Probably whenever the first hydraulic cylinder was invented.
The piston seals could be completely removed and it still wouldnt drift if the valve is good.
The rod end and base end of the cylinder hold different volumes of fluid. So for a cylinder to collapse, the fluid on the base end is greater than the rod end, and since the fluid dont compress, it has to LEAVE the body of the cylinder via external leak or leaking past the valve. Otherwise NO movement will happen even if piston seals are completely removed.
For whatever reason, this topic has come up many times in the past few months. Leaking piston seals causing a loader boom to drift is a VERY popular but unfounded myth, that many that dont understand hydraulics seem to keep propagating.

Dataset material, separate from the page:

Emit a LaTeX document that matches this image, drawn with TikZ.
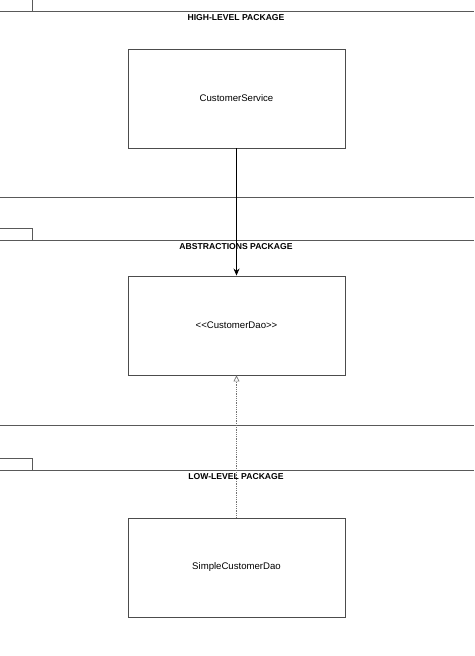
\documentclass[tikz,border=0pt]{standalone}
\usepackage{fontspec}
\setmainfont{Liberation Sans}
\usetikzlibrary{arrows.meta}
\begin{document}
\begin{tikzpicture}[x=1pt,y=-1pt,
  pkgline/.style={draw=black!65, line width=0.9pt},
  classbox/.style={draw=black!70, line width=0.9pt, minimum width=217pt, minimum height=99pt, font=\fontsize{9.6}{11}\selectfont, inner sep=0pt},
  pkgtitle/.style={font=\bfseries\fontsize{8.6}{10}\selectfont, inner sep=0pt, anchor=center},
  dep/.style={draw=black, line width=0.8pt, -{Stealth[length=7pt,width=6pt]}},
  real/.style={draw=black!55, line width=0.8pt, densely dotted, -{Triangle[open,length=6pt,width=6pt,line width=0.7pt]}}]
\useasboundingbox (0,0) rectangle (474,656);
% top package
\draw[pkgline] (32,0) -- (32,11);
\draw[pkgline] (0,11) -- (474,11);
\draw[pkgline] (0,197) -- (474,197);
% middle package
\draw[pkgline] (0,228) -- (32,228) -- (32,240);
\draw[pkgline] (0,240) -- (474,240);
\draw[pkgline] (0,425) -- (474,425);
% bottom package
\draw[pkgline] (0,458) -- (32,458) -- (32,470);
\draw[pkgline] (0,470) -- (474,470);
\node[pkgtitle] (t1) at (236,17.5) {HIGH-LEVEL PACKAGE};
\node[pkgtitle] (t2) at (236,246.5) {ABSTRACTIONS PACKAGE};
\node[pkgtitle] (t3) at (236,476.5) {LOW-LEVEL PACKAGE};
\node[classbox] (cs) at (236.5,98.5) {CustomerService};
\node[classbox] (cd) at (236.5,325.5) {<{}<CustomerDao>{}>};
\node[classbox] (scd) at (236.5,567.5) {SimpleCustomerDao};
\draw[dep] (cs.south) -- (cd.north);
\draw[real] (scd.north) -- (cd.south);
\end{tikzpicture}
\end{document}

If you are a mechanically inclined individual, picture this:
Take a cylinder and totally remove the piston and seals all together. Now re-assemble, fill with oil, and put plugs on the cylinder ports. Do you think you can collapse the rod into the cylinder full of oil?
If you believe you can, where does the oil go that the rod displaces?
Again, this seems to be a popular myth here as of recent, but it is false. For a cylinder to move, oil has to exit or enter the cylinder. It cannot simply just bypass the piston. and the only way to enter and exit is a faulty valve or leaking fitting, or leaky gland, or something else in the hydraulic system not doing what it is supposed to.